The album begs to be heard all the way through.
Continuously mixed, it is a long, undulating stream of sample and beat alchemy that peaks repeatedly, comes down smoothly and surges forward again before finally ending on a chilled refrain of the opening theme. The transitions are so smooth that it’s impossible to tell when songs start and end; at first a woman announces that “Since I left you / I’ve found the world so new;” five tracks later we end up in the disco, where a ragga emcee is mashing it up with De La Soul in “Flight Tonight.” Still later, an innocent cruise arrives at a deranged world of psychotic schoolchildren, cowboys and Indians and talking parrots, in the turntablist cut-up anthem “Frontier Psychiatrist.” With all its painstakingly woven samples—over 900, including the first-ever legal Madonna sample (from “Holiday,” no less)—Since I Left You is the definitive Endtroducing… of dance music. Like DJ Sjadow’s bleak hip-hop masterpiece, it is a postmodern collage in which something wonderful is invented from scraps of nothing. But far from being a threatening cut-n-paste dystopia, this music wraps itself lovingly around your ears, the warm crackle of vinyl always audible in the mesh.

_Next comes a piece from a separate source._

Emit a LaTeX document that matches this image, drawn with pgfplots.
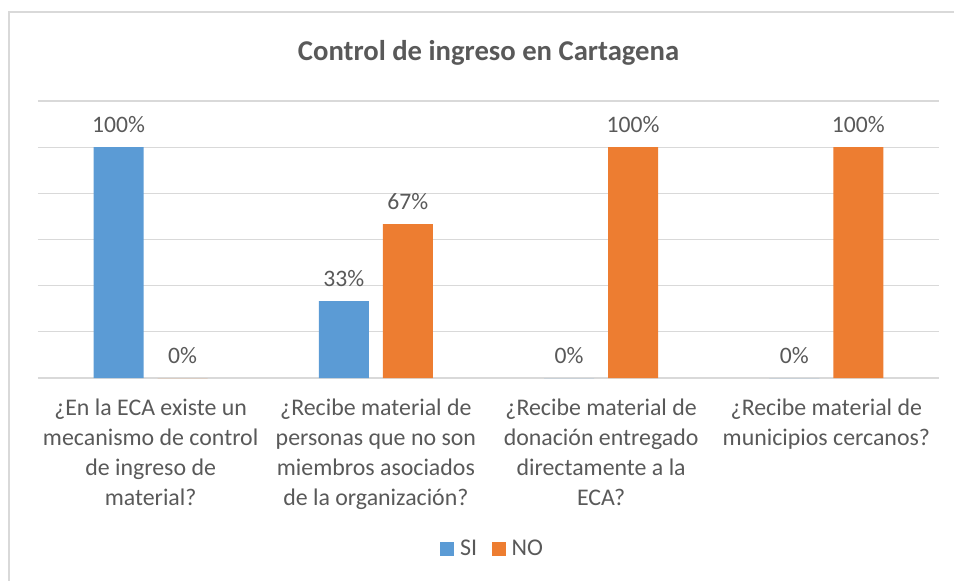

The Avalanches entered at a perfect moment. Faceless producers have been refining and reinventing the forlorn soul of Detroit techno and Chicago house for more than a decade. While so much dance music continues to fashion itself around their paradigm, perhaps it’s time for another revolution. The Avalanches aren’t bringing the soul back to electronic music; they are giving it a new one.